When Overton was arrested last week, he initially denied that the woman was his girlfriend. Instead, he said in a recorded statement that she was “in love with him and probably believed” that she was his girlfriend. He described how she routinely gave him money because the first time they met he said to her, “If you wanna talk to me you gotta give me some money or something.” Overton said the woman often gave him cash, and had handed over nearly $3,000 over the course of their relationship because “he would ask for it and complain.”
He also claimed it had been the woman’s idea to become a hooker, not his. He merely advised her of “a hot track” where she’d find johns, and gave her a lift.

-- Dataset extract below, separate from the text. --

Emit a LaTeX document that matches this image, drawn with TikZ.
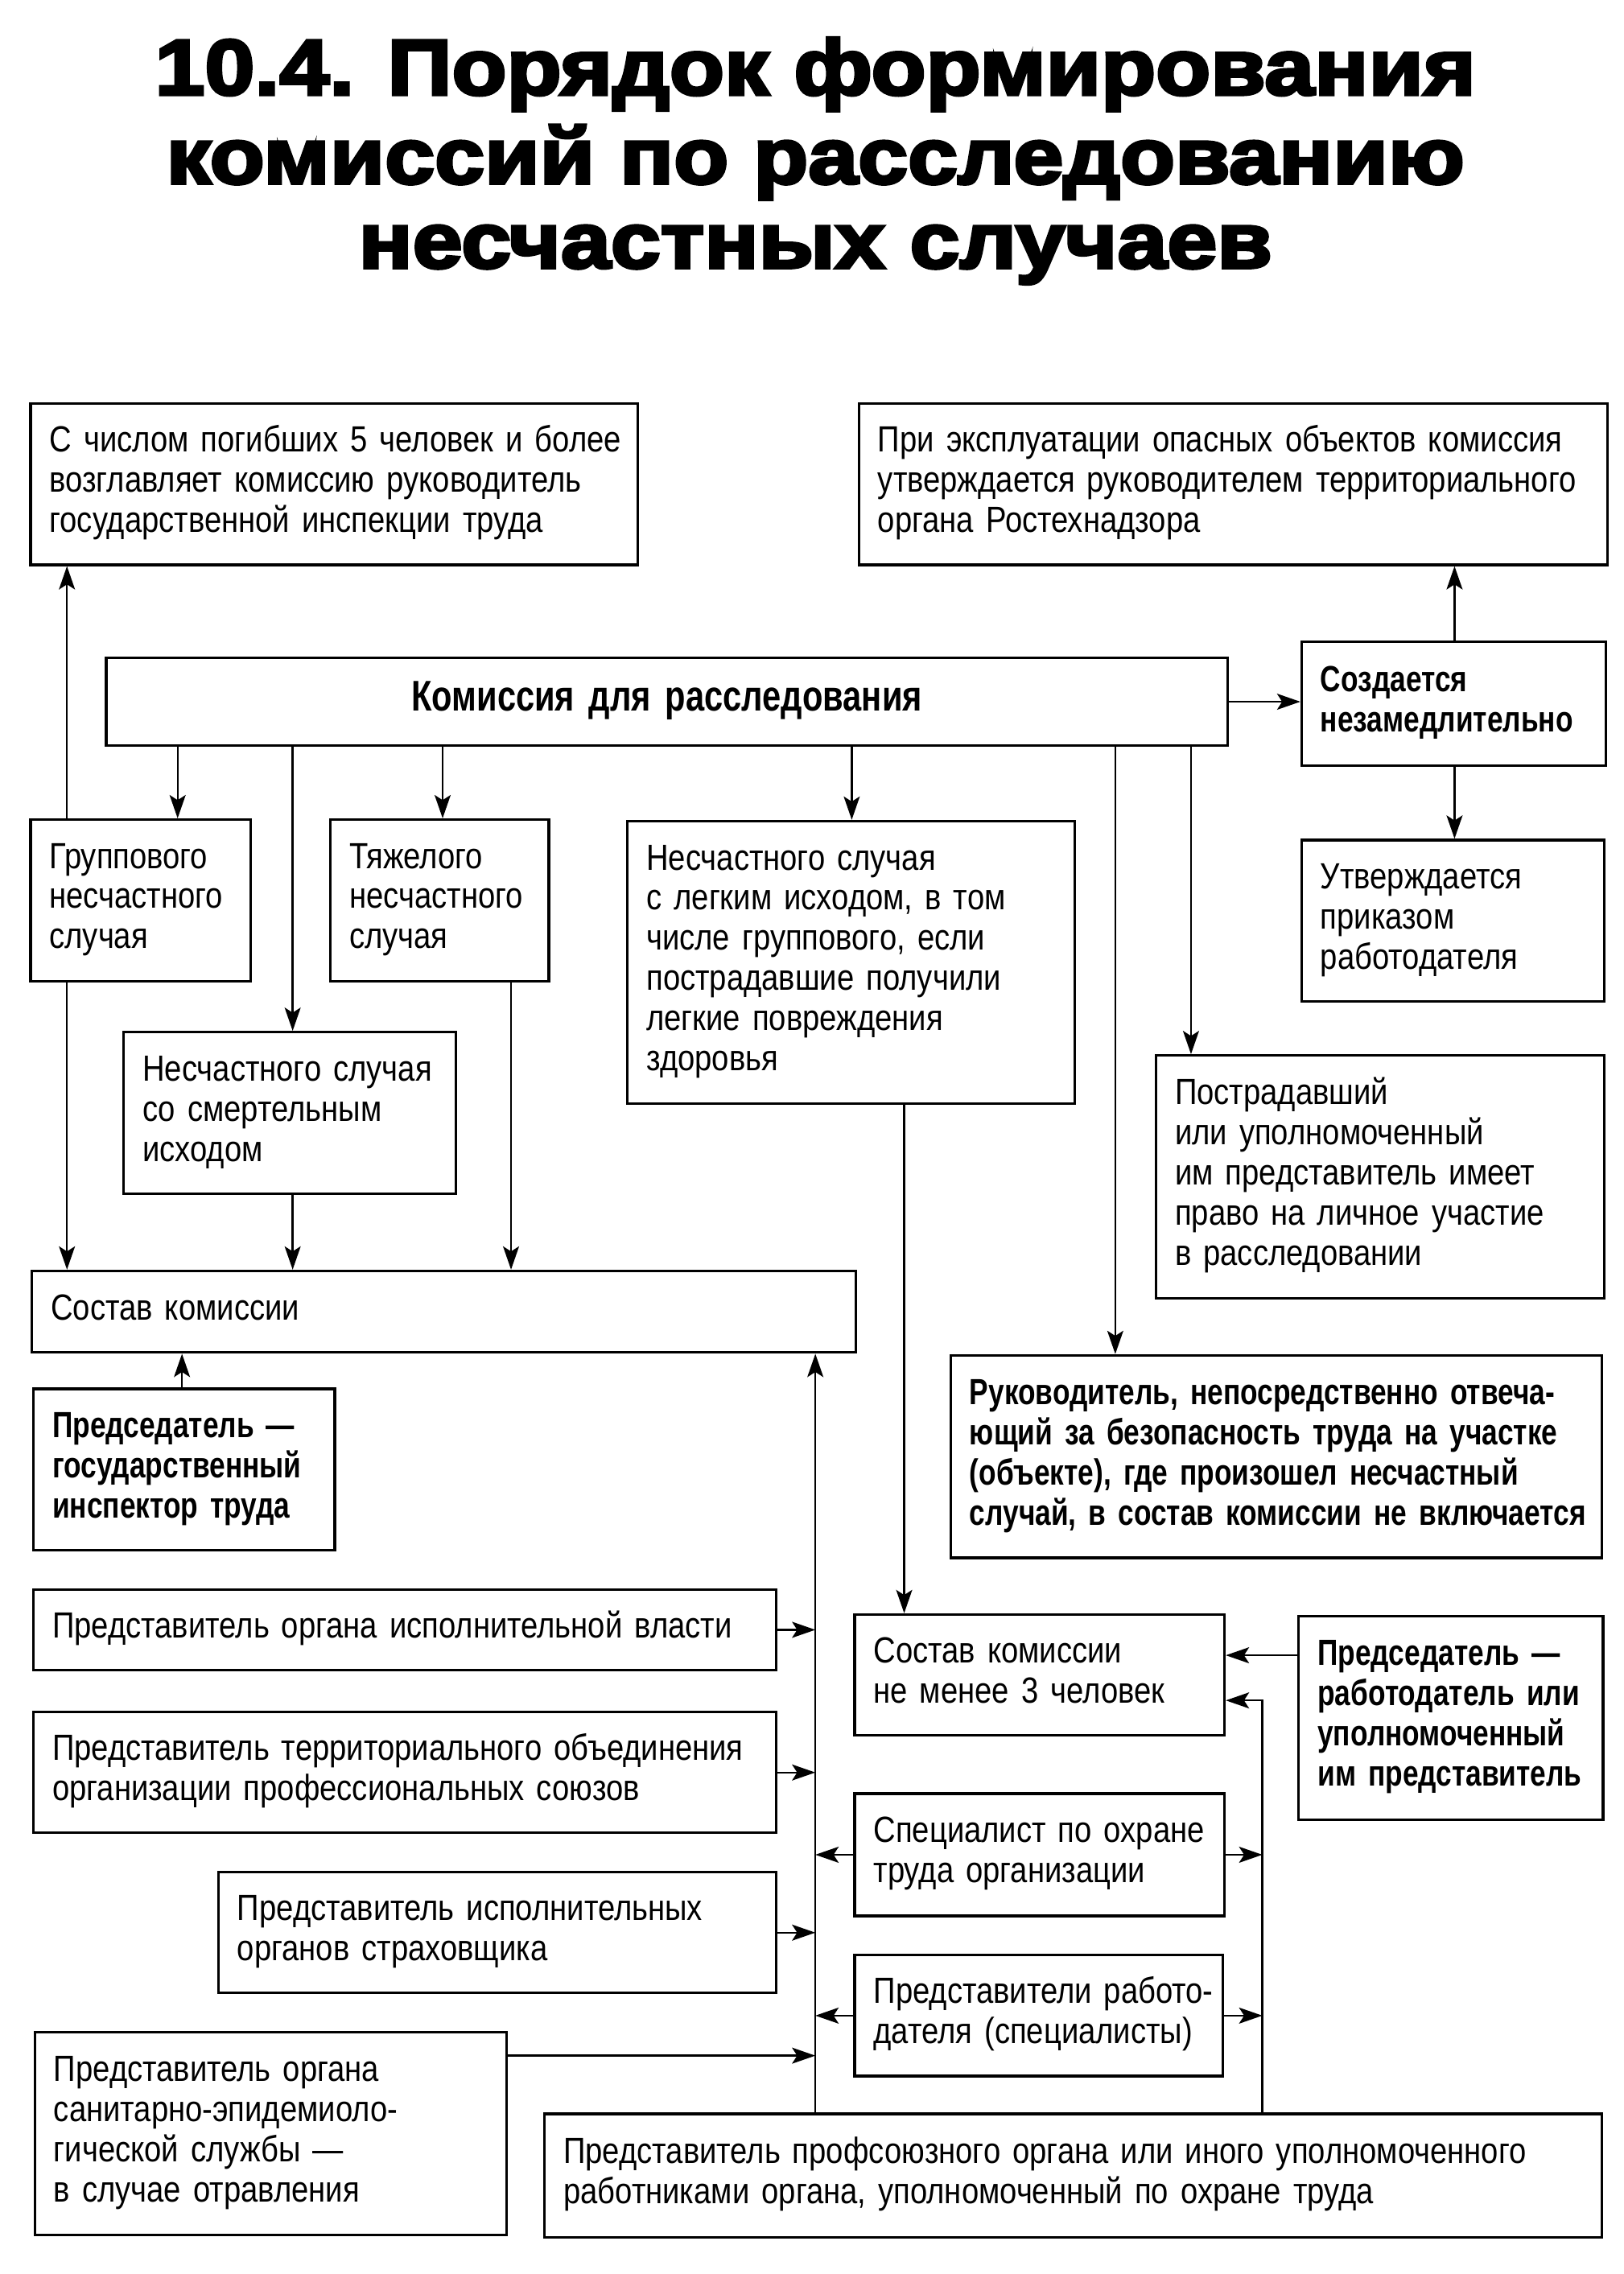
\documentclass[tikz,border=0pt]{standalone}
\usepackage{fontspec}
\setmainfont{Liberation Sans}[FakeStretch=0.845]
\newfontfamily\bfnarrow{Liberation Sans}[FakeStretch=0.78]
\newfontfamily\titlefont{Liberation Sans}[FakeStretch=1.14,FakeBold=4]
\usetikzlibrary{arrows.meta}
\newcommand\bx[7][]{%
  \pgfmathsetmacro\bxw{#5-#3}\pgfmathsetmacro\bxh{#6-#4}\pgfmathsetmacro\bxt{#5-#3-26}%
  \node[box,#1,minimum width=\bxw pt,minimum height=\bxh pt,text width=\bxt pt] (#2) at ({(#3+#5)/2},{(#4+#6)/2}) {\begin{tabular}{@{}l@{}}#7\end{tabular}};}
\begin{document}
\begin{tikzpicture}[x=1pt,y=-1pt,
  box/.style={draw,line width=1.8pt,inner xsep=13pt,inner ysep=0pt,align=left,
    font=\fontsize{25}{27.6}\selectfont},
  bbox/.style={font=\fontsize{25}{27.6}\bfnarrow\bfseries},
  arr/.style={line width=1.3pt,-{Stealth[length=16pt,width=11pt,inset=3.5pt]}},
  ln/.style={line width=1.3pt},
  ttl/.style={font=\fontsize{54}{60}\titlefont\bfseries,anchor=base,inner sep=0pt}]
\useasboundingbox (0,0) rectangle (1115,1562);
% title
\node[ttl] (t1) at (560,65) {10.4. Порядок формирования};
\node[ttl] (t2) at (560,126) {комиссий по расследованию};
\node[ttl] (t3) at (560,184) {несчастных случаев};
% boxes
\bx{A}{21}{277}{438}{388}{С числом погибших 5 человек и более\\возглавляет комиссию руководитель\\государственной инспекции труда}
\bx{B}{590}{277}{1104}{388}{При эксплуатации опасных объектов комиссия\\утверждается руководителем территориального\\органа Ростехнадзора}
\bx[bbox,align=center,font=\fontsize{29.5}{32}\bfnarrow\bfseries]{K}{73}{452}{843}{512}{Комиссия для расследования}
\bx[bbox]{S}{894}{441}{1103}{526}{Создается\\незамедлительно}
\bx{U}{894}{577}{1102}{688}{Утверждается\\приказом\\работодателя}
\bx{G}{21}{563}{172}{674}{Группового\\несчастного\\случая}
\bx{T}{227}{563}{377}{674}{Тяжелого\\несчастного\\случая}
\bx{L}{431}{564}{738}{758}{Несчастного случая\\с легким исходом, в том\\числе группового, если\\пострадавшие получили\\легкие повреждения\\здоровья}
\bx{F}{85}{709}{313}{820}{Несчастного случая\\со смертельным\\исходом}
\bx{P}{794}{725}{1102}{892}{Пострадавший\\или уполномоченный\\им представитель имеет\\право на личное участие\\в расследовании}
\bx{SK}{22}{873}{588}{929}{Состав комиссии}
\bx[bbox]{PG}{23}{954}{230}{1065}{Председатель —\\государственный\\инспектор труда}
\bx[bbox]{R}{653}{931}{1100}{1070}{Руководитель, непосредственно отвеча-\\ющий за безопасность труда на участке\\(объекте), где произошел несчастный\\случай, в состав комиссии не включается}
\bx{E1}{23}{1092}{533}{1147}{Представитель органа исполнительной власти}
\bx{TR}{23}{1176}{533}{1259}{Представитель территориального объединения\\организации профессиональных союзов}
\bx{ST}{150}{1286}{533}{1369}{Представитель исполнительных\\органов страховщика}
\bx{SE}{24}{1396}{348}{1535}{Представитель органа\\санитарно-эпидемиоло-\\гической службы —\\в случае отравления}
\bx{SK3}{587}{1109}{841}{1192}{Состав комиссии\\не менее 3 человек}
\bx[bbox]{PR}{892}{1110}{1101}{1250}{Председатель —\\работодатель или\\уполномоченный\\им представитель}
\bx{SP}{587}{1232}{841}{1316}{Специалист по охране\\труда организации}
\bx{RB}{587}{1343}{840}{1426}{Представители работо-\\дателя (специалисты)}
\bx{PF}{374}{1452}{1100}{1537}{Представитель профсоюзного органа или иного уполномоченного\\работниками органа, уполномоченный по охране труда}
% guide coordinates
\coordinate (x46) at (46,0);
\coordinate (x122) at (122,0);
\coordinate (x201) at (201,0);
\coordinate (x304) at (304,0);
\coordinate (x351) at (351,0);
\coordinate (x585) at (585,0);
\coordinate (x621) at (621,0);
\coordinate (x766) at (766,0);
\coordinate (x818) at (818,0);
\coordinate (x999) at (999,0);
\coordinate (x125) at (125,0);
\coordinate (busL) at (560,0);
\coordinate (rtop) at (867,1168);
\coordinate (seY) at (0,1412);
\coordinate (prY) at (0,1137);
% connectors
\draw[arr] (G.north -| x46) -- (A.south -| x46);
\draw[arr] (G.south -| x46) -- (SK.north -| x46);
\draw[arr] (K.south -| x122) -- (G.north -| x122);
\draw[arr] (K.south -| x201) -- (F.north -| x201);
\draw[arr] (K.south -| x304) -- (T.north -| x304);
\draw[arr] (K.south -| x585) -- (L.north -| x585);
\draw[arr] (K.south -| x766) -- (R.north -| x766);
\draw[arr] (K.south -| x818) -- (P.north -| x818);
\draw[arr] (K.east) -- (K.east -| S.west);
\draw[arr] (S.north -| x999) -- (B.south -| x999);
\draw[arr] (S.south -| x999) -- (U.north -| x999);
\draw[arr] (F.south -| x201) -- (SK.north -| x201);
\draw[arr] (T.south -| x351) -- (SK.north -| x351);
\draw[arr] (L.south -| x621) -- (SK3.north -| x621);
\draw[arr] (PG.north -| x125) -- (SK.south -| x125);
\draw[arr] (PF.north -| busL) -- (SK.south -| busL);
\draw[arr] (E1.east) -- (E1.east -| busL);
\draw[arr] (TR.east) -- (TR.east -| busL);
\draw[arr] (ST.east) -- (ST.east -| busL);
\draw[arr] (SE.east |- seY) -- (busL |- seY);
\draw[arr] (SP.west) -- (SP.west -| busL);
\draw[arr] (RB.west) -- (RB.west -| busL);
\draw[arr] (PF.north -| rtop) -- (rtop) -- (rtop -| SK3.east);
\draw[arr] (SP.east) -- (SP.east -| rtop);
\draw[arr] (RB.east) -- (RB.east -| rtop);
\draw[arr] (PR.west |- prY) -- (SK3.east |- prY);
\end{tikzpicture}
\end{document}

He claimed the money she gave him after turning her first trick was for gas and the ride.
Overton, the report says, “told us he knew that he was wrong and stated he screwed up.” Asked why he did it, Overton reportedly replied, “I’m not gonna turn down money from a girl.”
This is not Overton’s first run-in with the authorities. In January he was accused of raping a 16-year-old girl during an “orgy party” at his sister’s apartment in the Central District. The 23-year-old Overton was never charged, and a Seattle police report that included transcripts of detectives’ interviews with Overton, the girl, and two witnesses present during the encounter indicated that the sex was consensual.
Overton was, however, charged with furnishing alcohol to a minor, a misdemeanor. On March 31, a judge granted him a “dispositional continuance,” allowing the charge to be dropped if Overton performed community service and was not charged with another crime in the next year. This latest arrest stands to ruin that arrangement.
In light of the new charges, The Seattle Times also managed to unearth some more sleazy details about Overton. The paper of record reported last Saturday that in August 2009, when Overton was a sophomore at UW, he was investigated by Seattle police for drunkenly propositioning his 15-year-old cousin via text message. According to the Times report, Overton allegedly sent his teenage relative a text that read “Cousin or not, sex is sex,” and threatened the girl’s mother, presumably his aunt, by saying he had “two friends ready to [beat] her up” if the woman contacted police. The girl’s mother complained, but Overton was not arrested and prosecutors declined to file charges, apparently buying the baller’s excuse that his cousin had the same name as another girl he had on booty-call speed dial.
Even before he was facing a felony conviction, Overton’s chances of making it as a professional were slimmer than Manute Bol. (For those who aren’t basketball fans, just imagine a light pole with an eating disorder.) While three of his UW teammates—Isaiah Thomas, Justin Holiday, and Matthew Bryan-Amaning—stand a chance of getting picked in Thursday’s NBA draft, Overton is a one-dimensional player. He is known for tenacious, in-your-face defense (his nickname was “The Pest”), but he struggles to sink jump shots consistently—a struggle that’s likely to continue, now that it appears his next game might come in a prison yard.